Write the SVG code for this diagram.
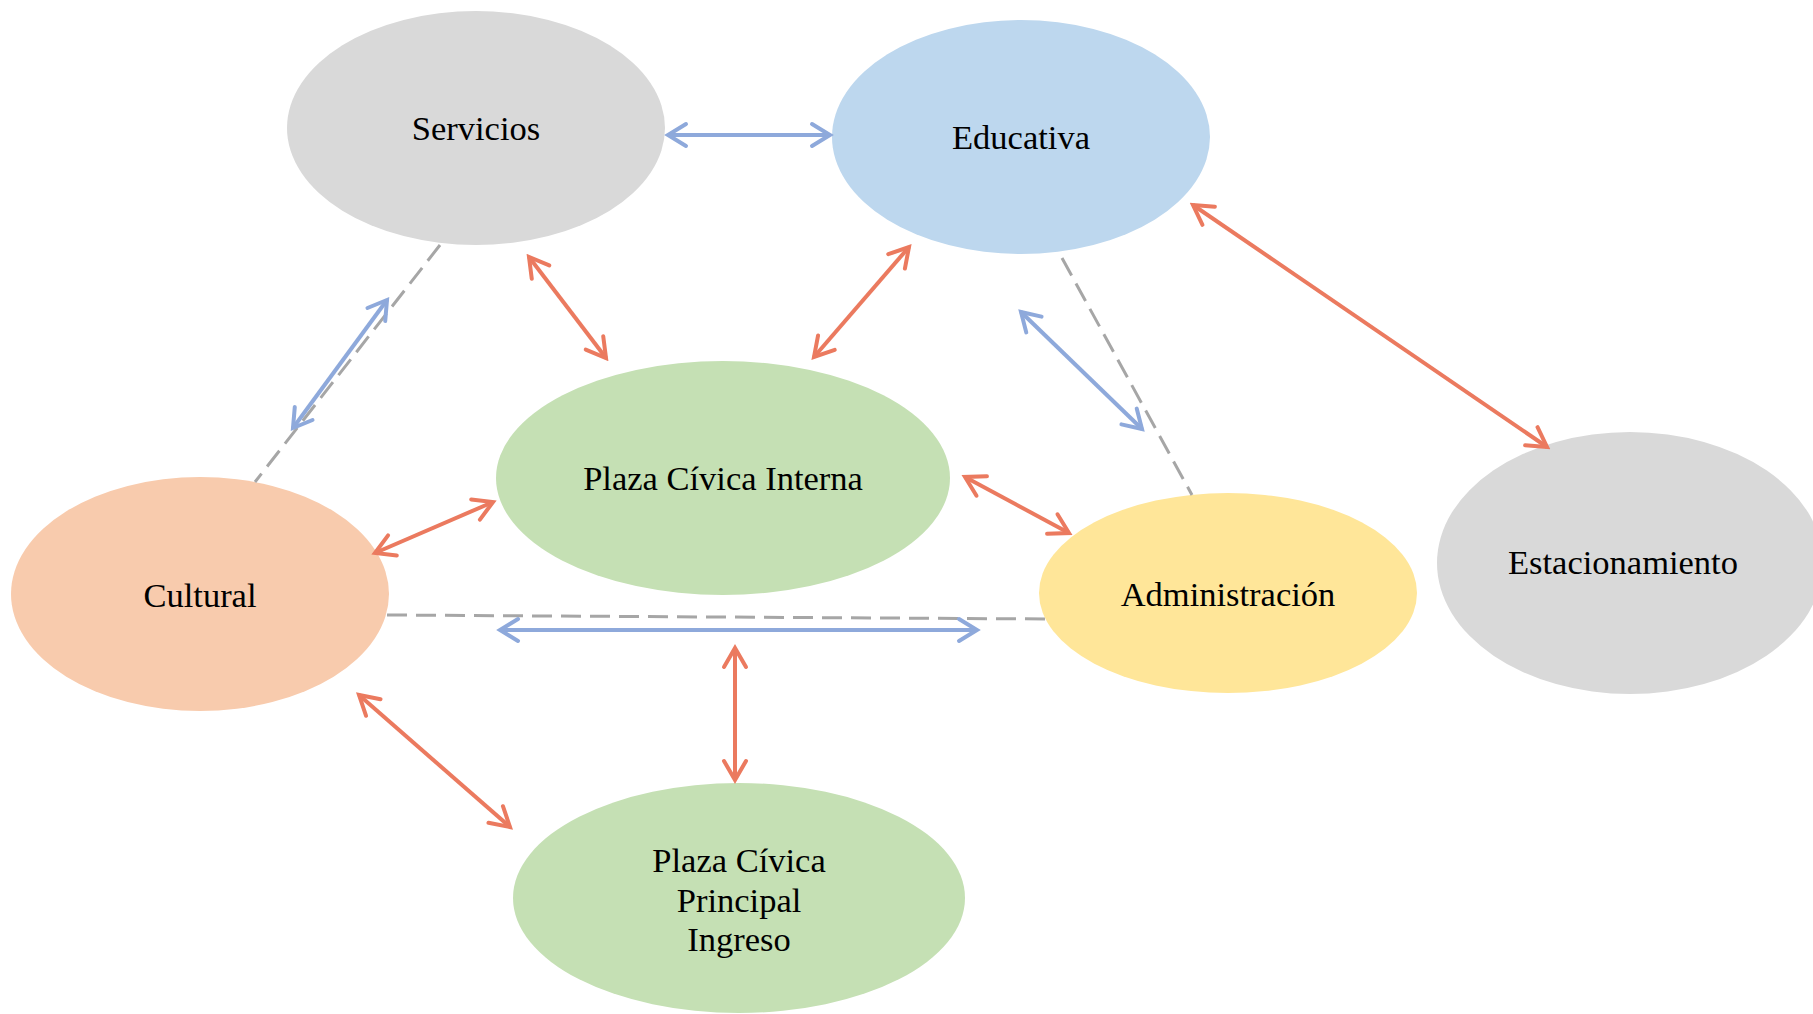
<svg xmlns="http://www.w3.org/2000/svg" width="1813" height="1014" viewBox="0 0 1813 1014">
<style>
.lbl{font-family:"Liberation Serif","Times New Roman",serif;font-size:34.5px;fill:#000;text-anchor:middle}
.red{stroke:#EB7A5F;stroke-width:4;fill:none;marker-start:url(#hr);marker-end:url(#hr)}
.blue{stroke:#8EA9DB;stroke-width:4;fill:none;marker-start:url(#hb);marker-end:url(#hb)}
.dash{stroke:#A6A6A6;stroke-width:3;fill:none;stroke-dasharray:20 9}
</style>
<defs>
<marker id="hr" viewBox="-24 -15 28 30" markerWidth="28" markerHeight="30" refX="0" refY="0" orient="auto-start-reverse" markerUnits="userSpaceOnUse">
<path d="M-19,-11 L0,0 L-19,11" fill="none" stroke="#EB7A5F" stroke-width="4" stroke-linecap="round" stroke-linejoin="miter"/>
</marker>
<marker id="hb" viewBox="-24 -15 28 30" markerWidth="28" markerHeight="30" refX="0" refY="0" orient="auto-start-reverse" markerUnits="userSpaceOnUse">
<path d="M-18,-11 L0,0 L-18,11" fill="none" stroke="#8EA9DB" stroke-width="4" stroke-linecap="round" stroke-linejoin="miter"/>
</marker>
</defs>
<rect width="1813" height="1014" fill="#fff"/>
<g id="nodes">
<g id="servicios"><ellipse cx="476" cy="128" rx="189" ry="117" fill="#D9D9D9"/><text class="lbl" x="476" y="140">Servicios</text></g>
<g id="educativa"><ellipse cx="1021" cy="137" rx="189" ry="117" fill="#BDD7EE"/><text class="lbl" x="1021" y="149">Educativa</text></g>
<g id="plaza-interna"><ellipse cx="723" cy="478" rx="227" ry="117" fill="#C5E0B4"/><text class="lbl" x="723" y="490">Plaza Cívica Interna</text></g>
<g id="cultural"><ellipse cx="200" cy="594" rx="189" ry="117" fill="#F8CBAD"/><text class="lbl" x="200" y="607">Cultural</text></g>
<g id="administracion"><ellipse cx="1228" cy="593" rx="189" ry="100" fill="#FFE699"/><text class="lbl" x="1228" y="606">Administración</text></g>
<g id="estacionamiento"><ellipse cx="1630" cy="563" rx="193" ry="131" fill="#D9D9D9"/><text class="lbl" x="1623" y="574">Estacionamiento</text></g>
<g id="plaza-principal"><ellipse cx="739" cy="898" rx="226" ry="115" fill="#C5E0B4"/><text class="lbl" x="739" y="872">Plaza Cívica</text><text class="lbl" x="739" y="912">Principal</text><text class="lbl" x="739" y="951">Ingreso</text></g>
</g>
<g id="connectors">
<line class="dash" x1="440" y1="245" x2="255" y2="482"/>
<line class="dash" x1="1062" y1="258" x2="1192" y2="495"/>
<line class="dash" x1="387" y1="615" x2="1046" y2="619"/>
<line class="blue" x1="668" y1="135" x2="830" y2="135"/>
<line class="blue" x1="387" y1="300" x2="293" y2="428"/>
<line class="red" x1="529" y1="257" x2="606" y2="358"/>
<line class="red" x1="909" y1="247" x2="814" y2="357"/>
<line class="red" x1="1193" y1="205" x2="1547" y2="447"/>
<line class="blue" x1="1021" y1="312" x2="1142" y2="429"/>
<line class="red" x1="965" y1="477" x2="1069" y2="533"/>
<line class="red" x1="375" y1="553" x2="493" y2="502"/>
<line class="blue" x1="500" y1="630" x2="977" y2="630"/>
<line class="red" x1="735" y1="648" x2="735" y2="780"/>
<line class="red" x1="359" y1="695" x2="510" y2="827"/>
</g>
</svg>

● EXERCISE REQUIREMENTS
Using the data above, print every line exactly, omitting pictures.

● THE ANSWER
Write the SVG code for this diagram.
<svg xmlns="http://www.w3.org/2000/svg" width="1813" height="1014" viewBox="0 0 1813 1014">
<style>
.lbl{font-family:"Liberation Serif","Times New Roman",serif;font-size:34.5px;fill:#000;text-anchor:middle}
.red{stroke:#EB7A5F;stroke-width:4;fill:none;marker-start:url(#hr);marker-end:url(#hr)}
.blue{stroke:#8EA9DB;stroke-width:4;fill:none;marker-start:url(#hb);marker-end:url(#hb)}
.dash{stroke:#A6A6A6;stroke-width:3;fill:none;stroke-dasharray:20 9}
</style>
<defs>
<marker id="hr" viewBox="-24 -15 28 30" markerWidth="28" markerHeight="30" refX="0" refY="0" orient="auto-start-reverse" markerUnits="userSpaceOnUse">
<path d="M-19,-11 L0,0 L-19,11" fill="none" stroke="#EB7A5F" stroke-width="4" stroke-linecap="round" stroke-linejoin="miter"/>
</marker>
<marker id="hb" viewBox="-24 -15 28 30" markerWidth="28" markerHeight="30" refX="0" refY="0" orient="auto-start-reverse" markerUnits="userSpaceOnUse">
<path d="M-18,-11 L0,0 L-18,11" fill="none" stroke="#8EA9DB" stroke-width="4" stroke-linecap="round" stroke-linejoin="miter"/>
</marker>
</defs>
<rect width="1813" height="1014" fill="#fff"/>
<g id="nodes">
<g id="servicios"><ellipse cx="476" cy="128" rx="189" ry="117" fill="#D9D9D9"/><text class="lbl" x="476" y="140">Servicios</text></g>
<g id="educativa"><ellipse cx="1021" cy="137" rx="189" ry="117" fill="#BDD7EE"/><text class="lbl" x="1021" y="149">Educativa</text></g>
<g id="plaza-interna"><ellipse cx="723" cy="478" rx="227" ry="117" fill="#C5E0B4"/><text class="lbl" x="723" y="490">Plaza Cívica Interna</text></g>
<g id="cultural"><ellipse cx="200" cy="594" rx="189" ry="117" fill="#F8CBAD"/><text class="lbl" x="200" y="607">Cultural</text></g>
<g id="administracion"><ellipse cx="1228" cy="593" rx="189" ry="100" fill="#FFE699"/><text class="lbl" x="1228" y="606">Administración</text></g>
<g id="estacionamiento"><ellipse cx="1630" cy="563" rx="193" ry="131" fill="#D9D9D9"/><text class="lbl" x="1623" y="574">Estacionamiento</text></g>
<g id="plaza-principal"><ellipse cx="739" cy="898" rx="226" ry="115" fill="#C5E0B4"/><text class="lbl" x="739" y="872">Plaza Cívica</text><text class="lbl" x="739" y="912">Principal</text><text class="lbl" x="739" y="951">Ingreso</text></g>
</g>
<g id="connectors">
<line class="dash" x1="440" y1="245" x2="255" y2="482"/>
<line class="dash" x1="1062" y1="258" x2="1192" y2="495"/>
<line class="dash" x1="387" y1="615" x2="1046" y2="619"/>
<line class="blue" x1="668" y1="135" x2="830" y2="135"/>
<line class="blue" x1="387" y1="300" x2="293" y2="428"/>
<line class="red" x1="529" y1="257" x2="606" y2="358"/>
<line class="red" x1="909" y1="247" x2="814" y2="357"/>
<line class="red" x1="1193" y1="205" x2="1547" y2="447"/>
<line class="blue" x1="1021" y1="312" x2="1142" y2="429"/>
<line class="red" x1="965" y1="477" x2="1069" y2="533"/>
<line class="red" x1="375" y1="553" x2="493" y2="502"/>
<line class="blue" x1="500" y1="630" x2="977" y2="630"/>
<line class="red" x1="735" y1="648" x2="735" y2="780"/>
<line class="red" x1="359" y1="695" x2="510" y2="827"/>
</g>
</svg>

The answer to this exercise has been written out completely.